◆ **Written exercise**: Make an exact copy of the records, with the pictures left out.

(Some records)
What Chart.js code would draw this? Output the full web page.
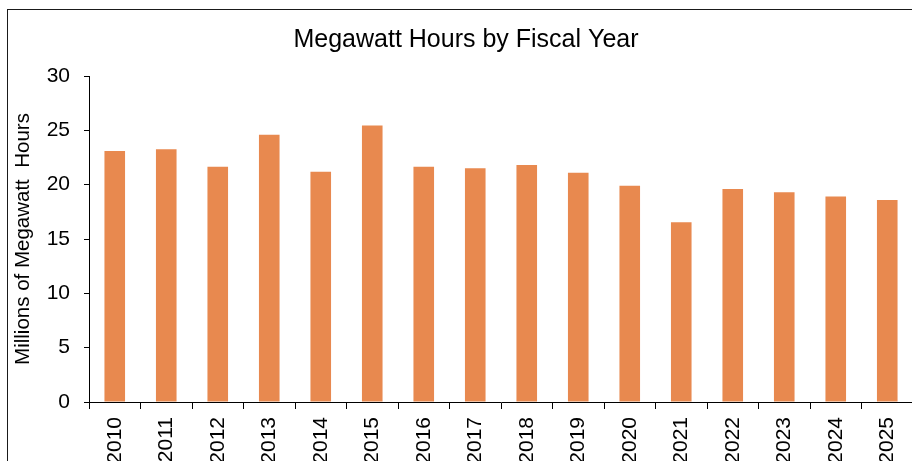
<!DOCTYPE html>
<html>
<head>
<meta charset="utf-8">
<script src="https://cdn.jsdelivr.net/npm/chart.js@4/dist/chart.umd.min.js"></script>
<style>
  html, body { margin: 0; padding: 0; background: #fff; overflow: hidden; width: 912px; height: 461px; }
  #wrap { position: relative; width: 912px; height: 461px; overflow: hidden; }
  #frame { position: absolute; left: 7px; top: 9px; width: 1000px; height: 600px; border: 1px solid #1a1a1a; pointer-events: none; }
  #Chart1 { position: absolute; left: 0; top: 0; }
</style>
</head>
<body>
<div id="wrap">
  <canvas id="Chart1" width="930" height="480"></canvas>
  <div id="frame"></div>
</div>
<script>
// lata obrachunkowe
const lata = ['2010', '2011', '2012', '2013', '2014', '2015', '2016', '2017',
              '2018', '2019', '2020', '2021', '2022', '2023', '2024', '2025'];
// miliony MWh
const mwh = [23.1, 23.25, 21.65, 24.6, 21.2, 25.45, 21.65, 21.5,
             21.8, 21.1, 19.9, 16.55, 19.6, 19.3, 18.9, 18.6];
const yTicks = [0, 5, 10, 15, 20, 25, 30];

const font = "'Liberation Sans', Arial, sans-serif";

new Chart(document.getElementById('Chart1'), {
  type: 'bar',
  data: {
    labels: lata,
    datasets: [{
      data: mwh,
      backgroundColor: '#E8894F',
      borderWidth: 0,
      barPercentage: 0.8,
      categoryPercentage: 0.5
    }]
  },
  options: {
    responsive: false,
    animation: false,
    devicePixelRatio: 1,
    layout: { padding: { left: 19, right: 17, top: 0, bottom: 0 } },
    plugins: {
      legend: { display: false },
      tooltip: { enabled: false },
      title: {
        display: true,
        text: 'Megawatt Hours by Fiscal Year',
        color: '#000',
        font: { family: font, size: 25, weight: 'normal' },
        padding: { top: 25, bottom: 21 }
      }
    },
    scales: {
      x: {
        grid: { drawOnChartArea: false, drawTicks: true, tickLength: 7, color: '#000', offset: true },
        border: { color: '#000', width: 1 },
        ticks: {
          color: '#000',
          font: { family: font, size: 21 },
          minRotation: 90,
          maxRotation: 90,
          padding: 8,
          autoSkip: false
        },
        afterFit(scale) { scale.height = 78; }
      },
      y: {
        min: 0,
        max: 30,
        afterBuildTicks(scale) { scale.ticks = yTicks.map(v => ({ value: v })); },
        grid: { drawOnChartArea: false, drawTicks: true, tickLength: 5, color: '#000' },
        border: { color: '#000', width: 1 },
        ticks: {
          color: '#000',
          font: { family: font, size: 21 },
          padding: 14
        },
        title: {
          display: true,
          text: 'Millions of Megawatt  Hours',
          color: '#000',
          font: { family: font, size: 20.5 },
          padding: { top: -8, bottom: 0 }
        },
        afterFit(scale) { scale.width = 70; }
      }
    }
  }
});
</script>
</body>
</html>
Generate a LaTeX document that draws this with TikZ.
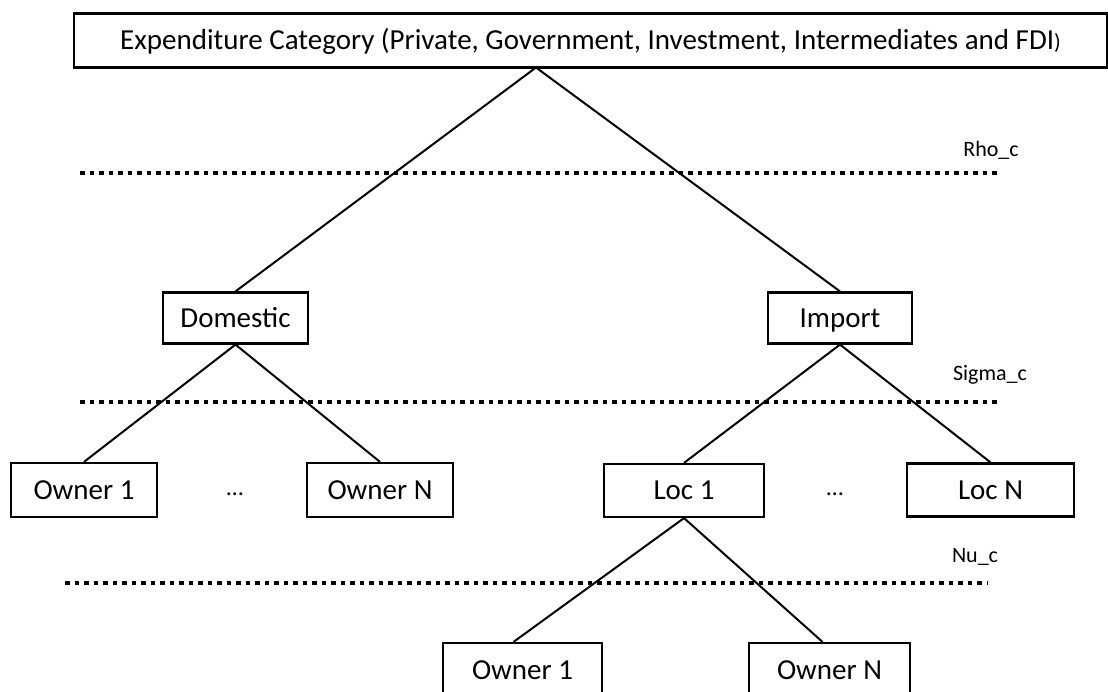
\documentclass[tikz,border=0pt]{standalone}
\usepackage{fontspec}
\setmainfont{Carlito}
\begin{document}
\begin{tikzpicture}[x=1pt,y=-1pt,
  box/.style={draw,line width=2.2pt,rectangle,inner sep=0pt,font=\fontsize{29}{34}\selectfont,text height=18.7pt,text depth=0pt},
  conn/.style={line width=2pt},
  level/.style={line width=4.5pt,dash pattern=on 4.5pt off 5pt},
  lab/.style={font=\fontsize{22}{26}\selectfont},
  dots/.style={font=\fontsize{24}{28}\selectfont}]
\useasboundingbox (0,0) rectangle (1108,692);
\begin{scope}
\clip (0,0) rectangle (1108,692);
\node[box,minimum width=1033pt,minimum height=54pt] (top) at (590.5,40.5)
  {Expenditure Category (Private, Government, Investment, Intermediates and FDI{\fontsize{22}{26}\selectfont)}};
\node[box,minimum width=145pt,minimum height=51pt] (dom) at (235.5,318) {Domestic};
\node[box,minimum width=144pt,minimum height=51pt] (imp) at (840,318) {Import};
\node[box,minimum width=146pt,minimum height=54pt] (o1) at (84,490) {Owner 1};
\node[box,minimum width=146pt,minimum height=54pt] (oN) at (380,490) {Owner N};
\node[box,minimum width=160pt,minimum height=53pt] (l1) at (684,490.5) {Loc 1};
\node[box,minimum width=167pt,minimum height=53pt] (lN) at (990.5,490) {Loc N};
\node[box,minimum width=159pt,minimum height=54pt] (bo1) at (522.5,670) {Owner 1};
\node[box,minimum width=161pt,minimum height=54pt] (boN) at (829.5,670) {Owner N};
\end{scope}
\node[dots] (d1) at (235,494) {…};
\node[dots] (d2) at (835,494) {…};
\coordinate (apex) at (536,67.5);
\coordinate (b1) at ([xshift=-9pt]bo1.north);
\coordinate (bN) at ([xshift=-7pt]boN.north);
\draw[conn] (apex) -- (dom.north);
\draw[conn] (apex) -- (imp.north);
\draw[conn] (dom.south) -- (o1.north);
\draw[conn] (dom.south) -- (oN.north);
\draw[conn] (imp.south) -- (l1.north);
\draw[conn] (imp.south) -- (lN.north);
\draw[conn] (l1.south) -- (b1);
\draw[conn] (l1.south) -- (bN);
\coordinate (r1) at (80,173); \coordinate (r2) at (1000,173);
\coordinate (s1) at (80,402); \coordinate (s2) at (1000,402);
\coordinate (n1) at (65,583); \coordinate (n2) at (988,583);
\draw[level] (r1) -- (r2);
\draw[level] (s1) -- (s2);
\draw[level] (n1) -- (n2);
\node[lab] (rho) at (991,150) {Rho\_c};
\node[lab] (sig) at (990,375) {Sigma\_c};
\node[lab] (nu) at (975,557) {Nu\_c};
\end{tikzpicture}
\end{document}
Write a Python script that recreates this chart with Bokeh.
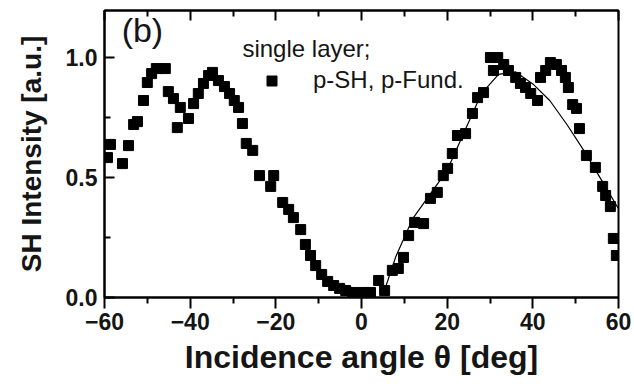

◆ **Response to the task**:
What Chart.js code would draw this? Output the full web page.
<!DOCTYPE html>
<html>
<head>
<meta charset="utf-8">
<script src="https://cdn.jsdelivr.net/npm/chart.js@4/dist/chart.umd.min.js"></script>
<style>
  html, body { margin: 0; padding: 0; background: #fff; overflow: hidden; width: 912px; height: 461px; }
  #wrap { position: relative; width: 912px; height: 461px; overflow: hidden; }
  #frame { position: absolute; left: 7px; top: 9px; width: 1000px; height: 600px; border: 1px solid #1a1a1a; pointer-events: none; }
  #Chart1 { position: absolute; left: 0; top: 0; }
</style>
</head>
<body>
<div id="wrap">
  <canvas id="Chart1" width="930" height="480"></canvas>
  <div id="frame"></div>
</div>
<script>
// lata obrachunkowe
const lata = ['2010', '2011', '2012', '2013', '2014', '2015', '2016', '2017',
              '2018', '2019', '2020', '2021', '2022', '2023', '2024', '2025'];
// miliony MWh
const mwh = [23.1, 23.25, 21.65, 24.6, 21.2, 25.45, 21.65, 21.5,
             21.8, 21.1, 19.9, 16.55, 19.6, 19.3, 18.9, 18.6];
const yTicks = [0, 5, 10, 15, 20, 25, 30];

const font = "'Liberation Sans', Arial, sans-serif";

new Chart(document.getElementById('Chart1'), {
  type: 'bar',
  data: {
    labels: lata,
    datasets: [{
      data: mwh,
      backgroundColor: '#E8894F',
      borderWidth: 0,
      barPercentage: 0.8,
      categoryPercentage: 0.5
    }]
  },
  options: {
    responsive: false,
    animation: false,
    devicePixelRatio: 1,
    layout: { padding: { left: 19, right: 17, top: 0, bottom: 0 } },
    plugins: {
      legend: { display: false },
      tooltip: { enabled: false },
      title: {
        display: true,
        text: 'Megawatt Hours by Fiscal Year',
        color: '#000',
        font: { family: font, size: 25, weight: 'normal' },
        padding: { top: 25, bottom: 21 }
      }
    },
    scales: {
      x: {
        grid: { drawOnChartArea: false, drawTicks: true, tickLength: 7, color: '#000', offset: true },
        border: { color: '#000', width: 1 },
        ticks: {
          color: '#000',
          font: { family: font, size: 21 },
          minRotation: 90,
          maxRotation: 90,
          padding: 8,
          autoSkip: false
        },
        afterFit(scale) { scale.height = 78; }
      },
      y: {
        min: 0,
        max: 30,
        afterBuildTicks(scale) { scale.ticks = yTicks.map(v => ({ value: v })); },
        grid: { drawOnChartArea: false, drawTicks: true, tickLength: 5, color: '#000' },
        border: { color: '#000', width: 1 },
        ticks: {
          color: '#000',
          font: { family: font, size: 21 },
          padding: 14
        },
        title: {
          display: true,
          text: 'Millions of Megawatt  Hours',
          color: '#000',
          font: { family: font, size: 20.5 },
          padding: { top: -8, bottom: 0 }
        },
        afterFit(scale) { scale.width = 70; }
      }
    }
  }
});
</script>
</body>
</html>
Generate a LaTeX document that draws this with TikZ.
\documentclass[tikz,border=0pt]{standalone}
\usepackage{fontspec}
\setmainfont{Carlito}
\begin{document}
\begin{tikzpicture}[x=1pt,y=-1pt,
  box/.style={draw,line width=2.2pt,rectangle,inner sep=0pt,font=\fontsize{29}{34}\selectfont,text height=18.7pt,text depth=0pt},
  conn/.style={line width=2pt},
  level/.style={line width=4.5pt,dash pattern=on 4.5pt off 5pt},
  lab/.style={font=\fontsize{22}{26}\selectfont},
  dots/.style={font=\fontsize{24}{28}\selectfont}]
\useasboundingbox (0,0) rectangle (1108,692);
\begin{scope}
\clip (0,0) rectangle (1108,692);
\node[box,minimum width=1033pt,minimum height=54pt] (top) at (590.5,40.5)
  {Expenditure Category (Private, Government, Investment, Intermediates and FDI{\fontsize{22}{26}\selectfont)}};
\node[box,minimum width=145pt,minimum height=51pt] (dom) at (235.5,318) {Domestic};
\node[box,minimum width=144pt,minimum height=51pt] (imp) at (840,318) {Import};
\node[box,minimum width=146pt,minimum height=54pt] (o1) at (84,490) {Owner 1};
\node[box,minimum width=146pt,minimum height=54pt] (oN) at (380,490) {Owner N};
\node[box,minimum width=160pt,minimum height=53pt] (l1) at (684,490.5) {Loc 1};
\node[box,minimum width=167pt,minimum height=53pt] (lN) at (990.5,490) {Loc N};
\node[box,minimum width=159pt,minimum height=54pt] (bo1) at (522.5,670) {Owner 1};
\node[box,minimum width=161pt,minimum height=54pt] (boN) at (829.5,670) {Owner N};
\end{scope}
\node[dots] (d1) at (235,494) {…};
\node[dots] (d2) at (835,494) {…};
\coordinate (apex) at (536,67.5);
\coordinate (b1) at ([xshift=-9pt]bo1.north);
\coordinate (bN) at ([xshift=-7pt]boN.north);
\draw[conn] (apex) -- (dom.north);
\draw[conn] (apex) -- (imp.north);
\draw[conn] (dom.south) -- (o1.north);
\draw[conn] (dom.south) -- (oN.north);
\draw[conn] (imp.south) -- (l1.north);
\draw[conn] (imp.south) -- (lN.north);
\draw[conn] (l1.south) -- (b1);
\draw[conn] (l1.south) -- (bN);
\coordinate (r1) at (80,173); \coordinate (r2) at (1000,173);
\coordinate (s1) at (80,402); \coordinate (s2) at (1000,402);
\coordinate (n1) at (65,583); \coordinate (n2) at (988,583);
\draw[level] (r1) -- (r2);
\draw[level] (s1) -- (s2);
\draw[level] (n1) -- (n2);
\node[lab] (rho) at (991,150) {Rho\_c};
\node[lab] (sig) at (990,375) {Sigma\_c};
\node[lab] (nu) at (975,557) {Nu\_c};
\end{tikzpicture}
\end{document}
Write a Python script that recreates this chart with Bokeh.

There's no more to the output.